- Source data
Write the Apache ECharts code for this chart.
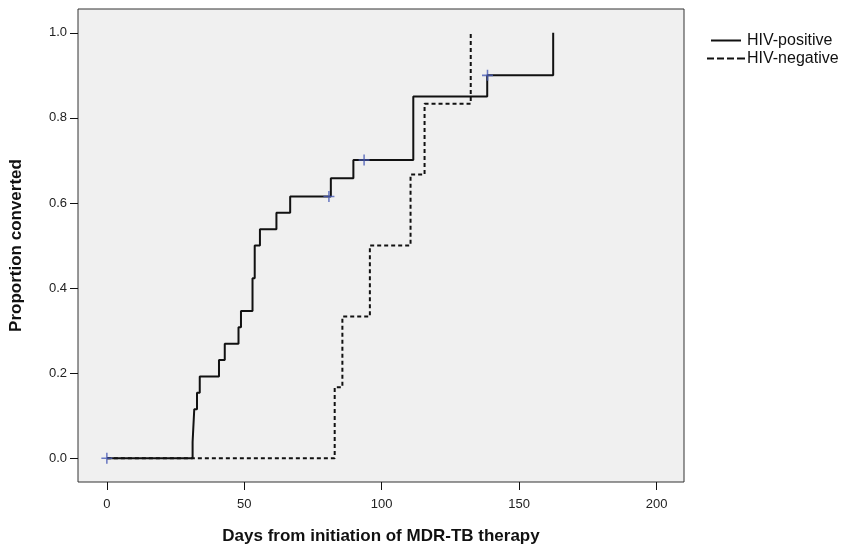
<!DOCTYPE html>
<html>
<head>
<meta charset="utf-8">
<script src="https://cdn.jsdelivr.net/npm/echarts@6/dist/echarts.min.js"></script>
<style>html,body{margin:0;padding:0;background:#fff;}#c{width:865px;height:550px;}</style>
</head>
<body>
<div id="c"></div>
<script>
var posDays = [0, 31.2, 31.8, 32.8, 33.8, 40.8, 42.9, 47.9, 48.8, 53.0, 53.8, 55.7, 61.7, 66.7, 81.5, 89.7, 111.5, 138.4, 162.4];
var posValues = [0, 0.038, 0.115, 0.154, 0.192, 0.231, 0.269, 0.308, 0.346, 0.423, 0.5, 0.538, 0.577, 0.615, 0.658, 0.701, 0.85, 0.9, 1.0];
var negDays = [0, 82.9, 85.7, 95.7, 110.5, 115.6, 132.4];
var negValues = [0, 0.167, 0.333, 0.5, 0.667, 0.833, 1.0];
var censorDays = [0, 80.8, 93.6, 138.5];
var censorValues = [0, 0.615, 0.701, 0.9];
var xTicks = [0, 50, 100, 150, 200];
var yTicks = [0, 0.2, 0.4, 0.6, 0.8, 1.0];
var seriesNames = ['HIV-positive', 'HIV-negative'];

function zip(a, b) { return a.map(function (v, i) { return [v, b[i]]; }); }

var chart = echarts.init(document.getElementById('c'), null, { renderer: 'canvas' });
var font = 'Liberation Sans, Arial, sans-serif';
chart.setOption({
  animation: false,
  textStyle: { fontFamily: font },
  grid: {
    left: 77, right: 181, top: 9, bottom: 63,
    show: true, backgroundColor: '#f0f0f0', borderColor: '#333', borderWidth: 1
  },
  legend: {
    data: [
      { name: seriesNames[0], icon: 'path://M8,0h30v2h-30z' },
      { name: seriesNames[1], icon: 'path://M0,0h7v2h-7z M10,0h7v2h-7z M20,0h7v2h-7z M30,0h8v2h-8z' }
    ],
    orient: 'vertical',
    left: 702, top: 27,
    itemWidth: 38, itemHeight: 2, itemGap: 1,
    itemStyle: { color: '#111' },
    textStyle: { fontSize: 16, color: '#111', fontFamily: font, lineHeight: 17, padding: [0, 0, 0, -3] }
  },
  xAxis: {
    type: 'value', min: -10.5, max: 210,
    name: 'Days from initiation of MDR-TB therapy',
    nameLocation: 'middle', nameGap: 46,
    nameTextStyle: { fontSize: 17, fontWeight: 'bold', color: '#111', fontFamily: font },
    axisLine: { show: false, onZero: false },
    splitLine: { show: false },
    axisTick: { show: true, customValues: xTicks, length: 8, lineStyle: { color: '#111', width: 1 } },
    axisLabel: { customValues: xTicks, fontSize: 13, color: '#222', margin: 16, fontFamily: font }
  },
  yAxis: {
    type: 'value', min: -0.056, max: 1.056,
    name: 'Proportion converted',
    nameLocation: 'middle', nameGap: 53,
    nameTextStyle: { fontSize: 17, fontWeight: 'bold', color: '#111', fontFamily: font },
    axisLine: { show: false, onZero: false },
    splitLine: { show: false },
    axisTick: { show: true, customValues: yTicks, length: 8, lineStyle: { color: '#111', width: 1 } },
    axisLabel: { customValues: yTicks, fontSize: 13, color: '#222', margin: 11, fontFamily: font,
      formatter: function (v) { return v.toFixed(1); } }
  },
  series: [
    {
      name: 'HIV-negative', type: 'line', step: 'end', symbol: 'none', z: 2,
      data: zip(negDays, negValues),
      lineStyle: { color: '#111', width: 2, type: [4, 3] },
      itemStyle: { color: '#111' }
    },
    {
      name: 'HIV-positive', type: 'line', step: 'end', symbol: 'none', z: 3,
      data: zip(posDays, posValues),
      lineStyle: { color: '#111', width: 2, type: 'solid' },
      itemStyle: { color: '#111' }
    },
    {
      name: 'censored', type: 'scatter', z: 4,
      symbol: 'path://M4.3,0h1.4v10h-1.4z M0,4.3h10v1.4h-10z',
      symbolSize: 11,
      itemStyle: { color: '#4a5cb8' },
      data: zip(censorDays, censorValues)
    }
  ]
});
</script>
</body>
</html>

- The request
Repeat the data exactly, dropping every picture it holds.

- Full output
Write the Apache ECharts code for this chart.
<!DOCTYPE html>
<html>
<head>
<meta charset="utf-8">
<script src="https://cdn.jsdelivr.net/npm/echarts@6/dist/echarts.min.js"></script>
<style>html,body{margin:0;padding:0;background:#fff;}#c{width:865px;height:550px;}</style>
</head>
<body>
<div id="c"></div>
<script>
var posDays = [0, 31.2, 31.8, 32.8, 33.8, 40.8, 42.9, 47.9, 48.8, 53.0, 53.8, 55.7, 61.7, 66.7, 81.5, 89.7, 111.5, 138.4, 162.4];
var posValues = [0, 0.038, 0.115, 0.154, 0.192, 0.231, 0.269, 0.308, 0.346, 0.423, 0.5, 0.538, 0.577, 0.615, 0.658, 0.701, 0.85, 0.9, 1.0];
var negDays = [0, 82.9, 85.7, 95.7, 110.5, 115.6, 132.4];
var negValues = [0, 0.167, 0.333, 0.5, 0.667, 0.833, 1.0];
var censorDays = [0, 80.8, 93.6, 138.5];
var censorValues = [0, 0.615, 0.701, 0.9];
var xTicks = [0, 50, 100, 150, 200];
var yTicks = [0, 0.2, 0.4, 0.6, 0.8, 1.0];
var seriesNames = ['HIV-positive', 'HIV-negative'];

function zip(a, b) { return a.map(function (v, i) { return [v, b[i]]; }); }

var chart = echarts.init(document.getElementById('c'), null, { renderer: 'canvas' });
var font = 'Liberation Sans, Arial, sans-serif';
chart.setOption({
  animation: false,
  textStyle: { fontFamily: font },
  grid: {
    left: 77, right: 181, top: 9, bottom: 63,
    show: true, backgroundColor: '#f0f0f0', borderColor: '#333', borderWidth: 1
  },
  legend: {
    data: [
      { name: seriesNames[0], icon: 'path://M8,0h30v2h-30z' },
      { name: seriesNames[1], icon: 'path://M0,0h7v2h-7z M10,0h7v2h-7z M20,0h7v2h-7z M30,0h8v2h-8z' }
    ],
    orient: 'vertical',
    left: 702, top: 27,
    itemWidth: 38, itemHeight: 2, itemGap: 1,
    itemStyle: { color: '#111' },
    textStyle: { fontSize: 16, color: '#111', fontFamily: font, lineHeight: 17, padding: [0, 0, 0, -3] }
  },
  xAxis: {
    type: 'value', min: -10.5, max: 210,
    name: 'Days from initiation of MDR-TB therapy',
    nameLocation: 'middle', nameGap: 46,
    nameTextStyle: { fontSize: 17, fontWeight: 'bold', color: '#111', fontFamily: font },
    axisLine: { show: false, onZero: false },
    splitLine: { show: false },
    axisTick: { show: true, customValues: xTicks, length: 8, lineStyle: { color: '#111', width: 1 } },
    axisLabel: { customValues: xTicks, fontSize: 13, color: '#222', margin: 16, fontFamily: font }
  },
  yAxis: {
    type: 'value', min: -0.056, max: 1.056,
    name: 'Proportion converted',
    nameLocation: 'middle', nameGap: 53,
    nameTextStyle: { fontSize: 17, fontWeight: 'bold', color: '#111', fontFamily: font },
    axisLine: { show: false, onZero: false },
    splitLine: { show: false },
    axisTick: { show: true, customValues: yTicks, length: 8, lineStyle: { color: '#111', width: 1 } },
    axisLabel: { customValues: yTicks, fontSize: 13, color: '#222', margin: 11, fontFamily: font,
      formatter: function (v) { return v.toFixed(1); } }
  },
  series: [
    {
      name: 'HIV-negative', type: 'line', step: 'end', symbol: 'none', z: 2,
      data: zip(negDays, negValues),
      lineStyle: { color: '#111', width: 2, type: [4, 3] },
      itemStyle: { color: '#111' }
    },
    {
      name: 'HIV-positive', type: 'line', step: 'end', symbol: 'none', z: 3,
      data: zip(posDays, posValues),
      lineStyle: { color: '#111', width: 2, type: 'solid' },
      itemStyle: { color: '#111' }
    },
    {
      name: 'censored', type: 'scatter', z: 4,
      symbol: 'path://M4.3,0h1.4v10h-1.4z M0,4.3h10v1.4h-10z',
      symbolSize: 11,
      itemStyle: { color: '#4a5cb8' },
      data: zip(censorDays, censorValues)
    }
  ]
});
</script>
</body>
</html>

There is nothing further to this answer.